◆ **WHAT THE TASK ASKS**
Only the lines from the start of the entries through the line with "const yMin = 0, yMax = 12, yStep = 1;" are wanted; please output them exactly.

◆ **THE RECORDS**

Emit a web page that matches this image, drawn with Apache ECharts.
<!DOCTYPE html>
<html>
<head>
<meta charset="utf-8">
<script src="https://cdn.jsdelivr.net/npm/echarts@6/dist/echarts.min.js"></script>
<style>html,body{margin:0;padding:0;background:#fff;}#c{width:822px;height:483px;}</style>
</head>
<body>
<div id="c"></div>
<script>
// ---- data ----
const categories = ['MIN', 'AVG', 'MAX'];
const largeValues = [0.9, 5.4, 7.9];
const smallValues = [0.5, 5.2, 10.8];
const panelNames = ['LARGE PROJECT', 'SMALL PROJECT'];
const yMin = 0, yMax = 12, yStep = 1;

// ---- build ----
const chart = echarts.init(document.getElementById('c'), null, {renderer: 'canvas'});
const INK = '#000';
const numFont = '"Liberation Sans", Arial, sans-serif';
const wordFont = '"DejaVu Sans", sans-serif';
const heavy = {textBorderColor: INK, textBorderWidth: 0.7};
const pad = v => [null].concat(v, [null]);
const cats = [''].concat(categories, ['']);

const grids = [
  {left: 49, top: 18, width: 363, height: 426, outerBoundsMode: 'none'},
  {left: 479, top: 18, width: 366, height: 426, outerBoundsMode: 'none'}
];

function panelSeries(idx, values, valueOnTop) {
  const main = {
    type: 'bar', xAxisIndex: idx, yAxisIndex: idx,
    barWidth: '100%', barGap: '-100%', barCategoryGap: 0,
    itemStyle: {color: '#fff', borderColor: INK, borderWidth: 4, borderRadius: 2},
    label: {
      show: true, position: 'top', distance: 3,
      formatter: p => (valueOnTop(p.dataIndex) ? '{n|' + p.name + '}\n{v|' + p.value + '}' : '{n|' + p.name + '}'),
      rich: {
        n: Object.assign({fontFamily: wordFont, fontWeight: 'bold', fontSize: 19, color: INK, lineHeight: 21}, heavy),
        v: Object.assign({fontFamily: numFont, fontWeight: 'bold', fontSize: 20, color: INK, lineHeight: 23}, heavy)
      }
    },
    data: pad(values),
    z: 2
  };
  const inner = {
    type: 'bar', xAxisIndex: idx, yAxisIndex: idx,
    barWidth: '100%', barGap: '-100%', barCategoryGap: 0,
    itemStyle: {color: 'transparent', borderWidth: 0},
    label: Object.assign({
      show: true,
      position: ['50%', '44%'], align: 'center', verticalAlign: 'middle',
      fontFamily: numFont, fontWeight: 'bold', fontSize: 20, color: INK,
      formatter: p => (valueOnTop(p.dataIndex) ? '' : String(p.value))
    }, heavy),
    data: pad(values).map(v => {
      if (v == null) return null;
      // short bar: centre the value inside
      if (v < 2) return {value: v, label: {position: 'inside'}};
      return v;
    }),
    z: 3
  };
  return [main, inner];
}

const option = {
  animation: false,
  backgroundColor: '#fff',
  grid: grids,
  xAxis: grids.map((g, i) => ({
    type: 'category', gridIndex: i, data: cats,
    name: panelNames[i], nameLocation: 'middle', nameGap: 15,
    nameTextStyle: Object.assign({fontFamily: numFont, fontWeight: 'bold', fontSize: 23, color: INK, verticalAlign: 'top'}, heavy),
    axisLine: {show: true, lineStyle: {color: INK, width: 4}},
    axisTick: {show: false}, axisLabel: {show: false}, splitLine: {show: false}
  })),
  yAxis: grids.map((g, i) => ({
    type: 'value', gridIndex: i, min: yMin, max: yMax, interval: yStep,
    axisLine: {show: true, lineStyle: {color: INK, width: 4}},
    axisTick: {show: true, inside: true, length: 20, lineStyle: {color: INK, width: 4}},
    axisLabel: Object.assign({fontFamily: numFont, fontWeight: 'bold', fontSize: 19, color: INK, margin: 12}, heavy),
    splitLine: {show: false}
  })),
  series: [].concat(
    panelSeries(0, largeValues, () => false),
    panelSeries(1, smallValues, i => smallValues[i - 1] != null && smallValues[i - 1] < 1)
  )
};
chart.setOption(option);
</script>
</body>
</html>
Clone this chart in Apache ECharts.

◆ **RESULT OF THE EXERCISE**
Emit a web page that matches this image, drawn with Apache ECharts.
<!DOCTYPE html>
<html>
<head>
<meta charset="utf-8">
<script src="https://cdn.jsdelivr.net/npm/echarts@6/dist/echarts.min.js"></script>
<style>html,body{margin:0;padding:0;background:#fff;}#c{width:822px;height:483px;}</style>
</head>
<body>
<div id="c"></div>
<script>
// ---- data ----
const categories = ['MIN', 'AVG', 'MAX'];
const largeValues = [0.9, 5.4, 7.9];
const smallValues = [0.5, 5.2, 10.8];
const panelNames = ['LARGE PROJECT', 'SMALL PROJECT'];
const yMin = 0, yMax = 12, yStep = 1;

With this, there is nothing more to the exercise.